Immense gratitude is due for the opportunity to work on this beautiful land, way up in the burbs. My commute to get to the site is long. After driving on a couple highways and through what feels like endless stripmalls and parking lots, a road narrows as it winds around subdivisions and shaded curves and up and down hills. Eventually, there is a small bridge that crosses a creek. A long driveway flanks the base of a woodland slope populated by big leaf magnolias, beeches, and painted buckeyes and overlooks the wide, shallow creek. It is a gorgeous place already, but there is still wildlife, water, and land to support and natural beauty that can be augmented with careful placement of natives.
Since February, I’ve put over 600 plants into this ground – 40 species of shrubs and perennials. Grasses and sedges comprise 60% of plant quantity. There is now habitat cover where there wasn’t. There are host plants for so many butterflies and moths, including Monarchs, skippers, duskywings, hairstreaks, the list goes on. There are sources of food via nectar, pollen, and berries for the growing season, with the potential to feed a diverse array of long- and short-tongued bees, beetles, butterflies, moths, hummingbirds, songbirds, and small mammals. It doesn’t look like much yet, as new plantings go, but the coming years will bring something really special.

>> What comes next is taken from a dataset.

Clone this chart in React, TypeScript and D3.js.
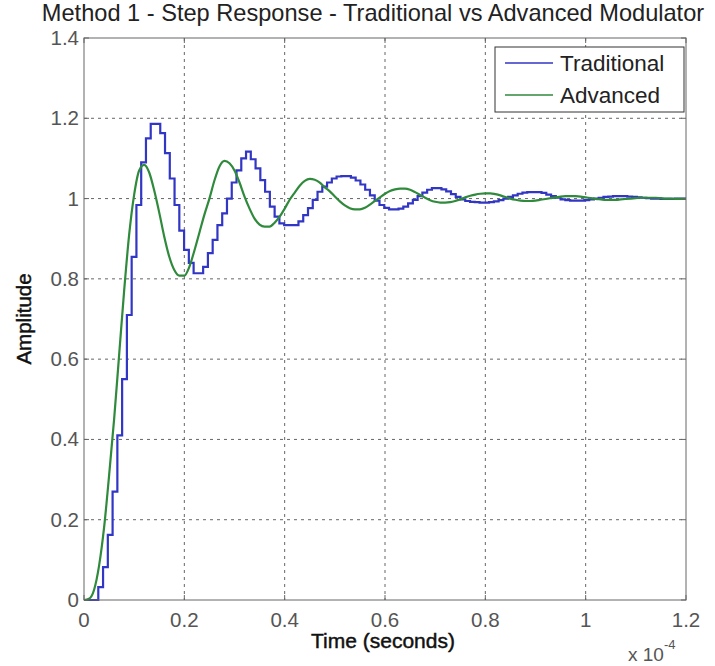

There are separate planting beds connected by some continuity of species, each with distinct conditions and, therefore, character. At the entrance, recent construction yielded yards of rocky fill dirt needed to be planted. These are planted primarily with shrubs that are at home on rocky slopes, ravines, and creeksides with attention to the flow of water off the road and towards the creek. Closer to the driveway, there are perennials that thrive in poor, rocky soils. I took liberties with a couple of adaptive species that love to spread out, too. All in drifts of color and texture.
Amorpha fruticosa, endearingly called Bastard Indigo Bush, is an underutilized shrub, at least to me. Its pinnate, round, blue-tinted leaves are so charming. Its flowers are deeply purple with golden pollen accents. They were blooming when I planted them, and immediately after planting, I saw them visited by a couple species of bees as I was watering. They form thickets and can handle rocky soil and some annual pruning if density is desired, and it is. Ninebark sits on the opposite side of the shrub planting here, one the steep slope from the street and above the culvert. Virginia Sweetspire is also planted in the large bed to help prevent erosion from water running off the street and driveway. It’s one of my favorites to plant in a mass.
The creekbed that runs along the property has been expanding over the years due to erosion, so species selection in the planting beds that sit against it heeds stabilization along with a desire for billowing grasses, lush greenery, and some floral interest. Both beds sit beneath rusted metal sculptures, and the plants are designed to play with those structures. The first visible bed from the driveway, under the leaping deer sculpture, contains species that colonize towards the creek, like flag irises and horsetail, and slender woodoats are on the bank to help hold it in place. There are masses of native sedges close to the creek access in both beds, and masses of golden Alexander and swamp milkweed on the lawn side of the beds. The rear bed utilizes more height. Cardinal flower sits beneath the sculptures and in front of masses of cutleaf coneflower. Behind that is a mass of redtop panicgrass, and at the very back is a mass of river oats.
The lawn outside of the beds is staying. It’s what I’d call a “natural lawn,” not turf grass, but a mix of sedges, lyreleaf sage, violets, and moss that gets mowed and I think that’s fine. Aside from mowing, it requires no fertilizer, no seeding. And it feels good to walk on. We’ve decreased the size of the lawn through the sculpture beds, and will hopefully continue to add plants to its edges, shrinking it further.
It would take hours to list the number of species that will feed off of these plants or have potential homes with them. I’m just looking forward to seeing them arrive over time. It is such a privilege to be able to do work that helps to generate biodiversity.